In essence, what Huxley is doing is criticising modernity itself. Brave New World was originally published between the two world wars in 1932, when consumer societies were booming, the emergence of Ford’s assembly line allowed mass production, and societal concerns grew about looser morals following the roaring 1920s. In the words of Gregory Claeys, “the satire […] is as much upon contemporary materialism and consumerism as upon the eugenic super-state; it is upon the threads which connect America with the Germany of Hitler and the Russia of Stalin, the human willingness to renounce a more diverse life in favour of certainty and stability”. In a period of such volatility, Huxley presents a novel where this instability has resulted in terrible consequences for human individualism and free thought. Ashley suggests that authors such as Orwell and Huxley show “that it is easy to conjure dystopias out of any dark or disturbing possibility, demonstrating that there is more opportunity for the world to sink into a dystopian nightmare than evolve into a utopian dream”. In addition to his critique on early-twentieth century consumerism, Brave New World serves as a warning to the future that Huxley anticipates happening. He is “describing a society that, in a state of fear similar to our own, turns to the government to offer a sense of security”, and by showing the level of control exercised by the government over mind and body Huxley “reminds us that we must be mindful of that cost – in terms of lost freedom and lost opportunities”.

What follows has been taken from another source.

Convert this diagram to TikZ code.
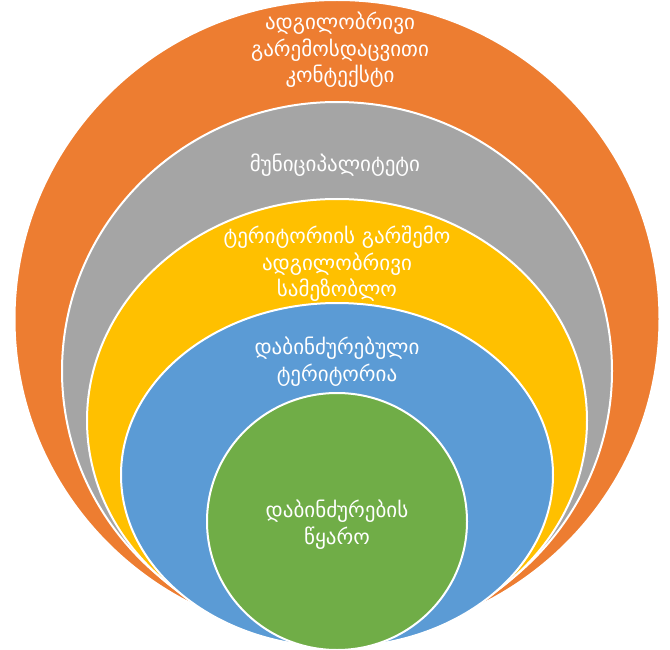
\documentclass[tikz,border=0pt]{standalone}
\usepackage{fontspec}
\newfontfamily\geofont{DejaVu Sans}
\usetikzlibrary{shapes.geometric}
\definecolor{ringorange}{HTML}{ED7D31}
\definecolor{ringgray}{HTML}{A5A5A5}
\definecolor{ringyellow}{HTML}{FFC000}
\definecolor{ringblue}{HTML}{5B9BD5}
\definecolor{ringgreen}{HTML}{70AD47}
\tikzset{
	ring/.style={
		ellipse,
		draw=white,
		line width=2pt,
		inner sep=0pt
	},
	ringtext/.style={
		text=white,
		align=center,
		inner sep=0pt,
		font=\geofont\fontsize{21}{26.5}\selectfont
	}
}

\begin{document}
\begin{tikzpicture}[x=1pt,y=-1pt]
	\useasboundingbox (0,0) rectangle (670,650);

	% nested rings, outer to inner
	\node[ring,fill=ringorange,minimum width=645,minimum height=638] (context) at (337,319) {};
	\node[ring,fill=ringgray,minimum width=550,minimum height=538] (municipality) at (337,371) {};
	\node[ring,fill=ringyellow,minimum width=500,minimum height=443] (neighbourhood) at (337,420.5) {};
	\node[ring,fill=ringblue,minimum width=432,minimum height=344] (territory) at (337,475) {};
	\node[ring,fill=ringgreen,minimum width=260,minimum height=257] (source) at (337,521.5) {};

	% labels
	\node[ringtext] (contexttext) at (340,50) {ადგილობრივი\\გარემოსდაცვითი\\კონტექსტი};
	\node[ringtext] (municipalitytext) at (335,165) {მუნიციპალიტეტი};
	\node[ringtext] (neighbourhoodtext) at (337,264) {ტერიტორიის გარშემო\\ადგილობრივი\\სამეზობლო};
	\node[ringtext] (territorytext) at (337,361.5) {დაბინძურებული\\ტერიტორია};
	\node[ringtext] (sourcetext) at (337,524.5) {დაბინძურების\\წყარო};

\end{tikzpicture}
\end{document}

To conclude, authors of both utopian and dystopian novels use their writing to form a satirical social commentary of each of their contemporary worlds. In particular, Orwell “attempts to incorporate the utopian and dystopian elements of his political ideology within an evolutionary, historical perspective”. As well as the obvious insight into the authors grievances with their own socio-political climates, they can also serve as warnings or as idealised blueprints of humanity. Ultimately, however, utopias presented in literature are “not a legacy and they are not a source of hope; they are only what they are”.